7:40: Some lady I’ve never seen does “A Few of My Favourite Things”. I don’t get it, what’s so beloved about The Sound of Music?

7:42: Ralna mentions that she was a participant in the Merv Griffin Celebrity Tennis Tournament recently. She played alongside Dr. Phil and Chandler, from Friends! I guess they raised money for something? Also, is it true that Nancy Reagan had an affair with Merv Griffin?

7:42: Anacani sings “Here Comes Peter Cottontail” for the kids, since they just love watching TV shows with 60-year old songs and hymns. What a nightmare it must be for a professional arranger to be asked to work with this shitty song.

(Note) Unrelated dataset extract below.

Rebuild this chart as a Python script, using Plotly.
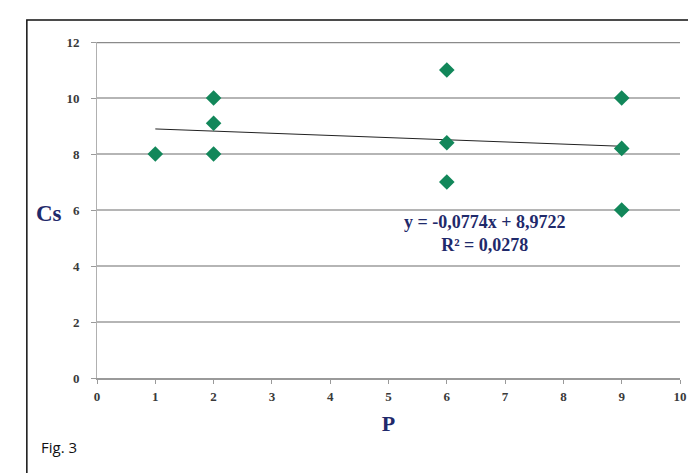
import plotly.graph_objects as go

P = [1, 2, 2, 2, 6, 6, 6, 9, 9, 9]
Cs = [8, 8, 9.1, 10, 11, 8.4, 7, 10, 8.2, 6]
slope = -0.0774
intercept = 8.9722
trend_x = [1, 9]
trend_y = [slope * x + intercept for x in trend_x]
x_ticks = list(range(0, 11))
y_ticks = [0, 2, 4, 6, 8, 10, 12]

serif = "Liberation Serif"
navy = "#1f2a6b"
tick_font = dict(family=serif, size=13, color="#3a3a3a", weight="bold")

W = 590  # plot-area width in px
H = 336  # plot-area height in px

fig = go.Figure()
fig.add_trace(go.Scatter(x=trend_x, y=trend_y, mode="lines",
                         line=dict(color="#222222", width=1), showlegend=False))
fig.add_trace(go.Scatter(x=P, y=Cs, mode="markers",
                         marker=dict(symbol="diamond", size=12, color="#12875a"),
                         showlegend=False))

fig.update_layout(
    width=688, height=473,
    margin=dict(l=97, r=1, t=42, b=95),
    paper_bgcolor="white", plot_bgcolor="white",
    xaxis=dict(range=[0, 10], tickvals=x_ticks, showgrid=False,
               showline=True, linecolor="#9a9a9a", linewidth=1.5,
               ticks="outside", ticklen=4, tickcolor="#9a9a9a",
               tickfont=tick_font, zeroline=False, ticklabelstandoff=2,
               ticklabeloverflow="allow",
               title=dict(text="<b>P</b>", font=dict(family=serif, size=22, color=navy), standoff=12)),
    yaxis=dict(range=[0, 12], tickvals=y_ticks, showgrid=True,
               gridcolor="#b5b5b5", gridwidth=2,
               showline=True, linecolor="#b0b0b0", linewidth=1,
               ticks="outside", ticklen=5, tickcolor="#9a9a9a",
               tickfont=tick_font, zeroline=False, ticklabelstandoff=9,
               title=None),
    annotations=[
        dict(x=6.65, y=(377 - 232) / 28, xref="x", yref="y", showarrow=False,
             xanchor="center", yanchor="middle",
             text="<b>y = -0,0774x + 8,9722<br>R² = 0,0278</b>",
             font=dict(family=serif, size=18, color=navy)),
        dict(x=-49 / W, y=(377 - 212) / H, xref="paper", yref="paper",
             xanchor="center", yanchor="middle",
             showarrow=False, text="<b>Cs</b>",
             font=dict(family=serif, size=23, color=navy)),
        dict(x=-59 / W, y=(377 - 446) / H, xref="paper", yref="paper",
             xanchor="left", yanchor="middle", showarrow=False, text="Fig. 3",
             font=dict(family="Open Sans", size=15, color="#111111")),
    ],
    shapes=[
        dict(type="rect", xref="paper", yref="paper",
             x0=-71 / W, x1=1.05,
             y0=(377 - 490) / H, y1=(377 - 19) / H,
             line=dict(color="#111111", width=1.5)),
        dict(type="line", xref="paper", yref="y", x0=0, x1=1, y0=12, y1=12,
             line=dict(color="#8a8a8a", width=2.5)),
    ],
)
fig.write_html("out.html", config={"displayModeBar": False},
               post_script="document.body.style.margin='0';document.body.style.overflow='hidden';")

Anacani’s the really hot Mexican who looks about 17. But she’s not.

7:45: The trombonist who looks like my uncle Jim plays “My Tribute”, which is very similar to “My Way”. Only slightly different. It’s not bad, but it’s got some sort of awful electronic accompaniment. I mean, really, people thought that stuff would hold up?

7:47: Eva Barber, the chunky country singer, does “A Tisket, A Tasket”. She looks awful in cowboy boots.

7:49: Arthur Duncan taps to “Put on Your Old Grey Bonnet”. Says Floren, “For this show, we’ll call it an old Easter bonnet”. Oh, okay. Now I see how the song is related to the Easter theme.

7:51: Ralna tells us that lately, she’s done a few reunions with the old cast. And they get 4 standing ovations! Wow, really? You think that old people near death who pay to see the surviving members of a 25-year old TV show sing old songs might be a little less discriminating when handing out standing ovations? Ralna also mentions the website again, if you didn’t catch it the first couple of times.

7:52: The cast is assembled, decked out in choir gear, on some cathedral set. And then everyone sings a big religious song. Hey, I’m sure it’s real moving if you’re into that stuff.

7:56: Ralna closes, being sure to sing one last hymn from her CD. I turned the TV off before she was done, so maybe something cool happened afterwards, I dunno.

1 Comments:

Blogger Dev said...

Branson is a fun place to go to. I went with my family and grandparents and watched a few Branson shows!